Topics: public transit fares, city regulation, contract rights, street railway

Summary

Background

A street railway company organized July 1, 1873, says it has a fifty‑year contract with the city of Minneapolis fixing fares at no more than five cents for a single continuous trip. That contract traces to a city ordinance of July 9, 1875, which the Minnesota Legislature ratified on March 4, 1879. In 1907 the city passed an ordinance requiring the company to sell six tickets for twenty‑five cents. The railway sued, and a federal circuit court enjoined the city from enforcing the 1907 ordinance.

Reasoning

The core question was whether the earlier ordinance and the legislative ratification created a binding contract that the city could not later impair. The Court found the company had organized under the law that allows fifty‑year charters and that the city’s 1875 ordinance, accepted by the company and later validated by the State, created a contract limiting fares to five cents for one continuous trip. The Court rejected the city’s arguments that corporate duration or later ordinances (including a 1890 ordinance allowing electrical operation) ended that contract. It held the 1907 six‑for‑25¢ requirement impaired the existing contract and therefore was invalid as applied to the company.

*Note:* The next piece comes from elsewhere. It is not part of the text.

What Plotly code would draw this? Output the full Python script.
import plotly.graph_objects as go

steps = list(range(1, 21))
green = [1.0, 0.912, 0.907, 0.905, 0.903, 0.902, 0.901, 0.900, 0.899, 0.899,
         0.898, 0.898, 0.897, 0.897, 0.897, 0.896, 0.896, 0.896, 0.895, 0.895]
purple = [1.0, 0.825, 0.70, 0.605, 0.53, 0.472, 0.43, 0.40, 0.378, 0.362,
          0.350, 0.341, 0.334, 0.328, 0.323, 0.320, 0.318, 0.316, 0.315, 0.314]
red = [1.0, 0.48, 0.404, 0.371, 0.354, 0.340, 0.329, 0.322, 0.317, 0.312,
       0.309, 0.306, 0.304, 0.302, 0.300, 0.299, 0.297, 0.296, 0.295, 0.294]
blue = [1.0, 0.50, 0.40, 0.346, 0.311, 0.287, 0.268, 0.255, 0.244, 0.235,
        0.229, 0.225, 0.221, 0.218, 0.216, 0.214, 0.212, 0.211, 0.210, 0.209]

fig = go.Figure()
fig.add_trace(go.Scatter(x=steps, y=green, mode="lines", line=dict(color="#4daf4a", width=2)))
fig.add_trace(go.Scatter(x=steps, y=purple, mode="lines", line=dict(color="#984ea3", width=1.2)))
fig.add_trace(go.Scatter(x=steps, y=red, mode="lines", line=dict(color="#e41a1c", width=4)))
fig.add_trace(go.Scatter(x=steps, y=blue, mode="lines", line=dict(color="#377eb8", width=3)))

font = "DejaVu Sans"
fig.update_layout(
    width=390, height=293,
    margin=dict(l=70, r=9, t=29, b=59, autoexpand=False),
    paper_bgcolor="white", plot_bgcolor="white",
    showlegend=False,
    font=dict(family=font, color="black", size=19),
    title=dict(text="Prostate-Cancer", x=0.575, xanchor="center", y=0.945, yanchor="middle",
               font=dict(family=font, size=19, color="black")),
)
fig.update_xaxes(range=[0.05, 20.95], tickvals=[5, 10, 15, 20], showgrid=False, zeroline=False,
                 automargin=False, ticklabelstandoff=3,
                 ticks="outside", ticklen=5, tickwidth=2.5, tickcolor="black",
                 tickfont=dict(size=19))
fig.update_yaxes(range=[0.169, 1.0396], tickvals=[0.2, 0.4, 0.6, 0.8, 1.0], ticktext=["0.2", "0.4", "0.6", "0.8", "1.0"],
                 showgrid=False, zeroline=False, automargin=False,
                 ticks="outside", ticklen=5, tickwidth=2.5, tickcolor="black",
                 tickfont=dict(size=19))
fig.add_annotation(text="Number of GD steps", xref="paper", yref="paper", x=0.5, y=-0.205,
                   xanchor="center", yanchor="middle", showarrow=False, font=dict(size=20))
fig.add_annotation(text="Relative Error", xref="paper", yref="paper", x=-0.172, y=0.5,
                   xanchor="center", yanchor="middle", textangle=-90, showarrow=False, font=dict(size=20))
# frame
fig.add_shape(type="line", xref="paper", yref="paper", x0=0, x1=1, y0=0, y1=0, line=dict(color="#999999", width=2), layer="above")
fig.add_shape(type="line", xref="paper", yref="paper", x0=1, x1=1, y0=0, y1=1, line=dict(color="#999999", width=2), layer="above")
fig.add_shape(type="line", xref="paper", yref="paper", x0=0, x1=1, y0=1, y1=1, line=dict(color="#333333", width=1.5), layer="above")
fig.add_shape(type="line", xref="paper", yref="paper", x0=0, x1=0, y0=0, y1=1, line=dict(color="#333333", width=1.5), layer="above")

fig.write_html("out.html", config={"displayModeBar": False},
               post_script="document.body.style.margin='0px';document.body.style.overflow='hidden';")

The Court affirmed the injunction but modified the lower court’s decree to limit the judgment to preventing reduction of the fare below five cents for one continuous passage within the fifty‑year contract term.

Real world impact

The ruling prevents Minneapolis from enforcing the 1907 ticket rule against this company and preserves the company’s right to charge five cents for a continuous trip under its fifty‑year contract. The city remains free to regulate other operational matters not inconsistent with that contract.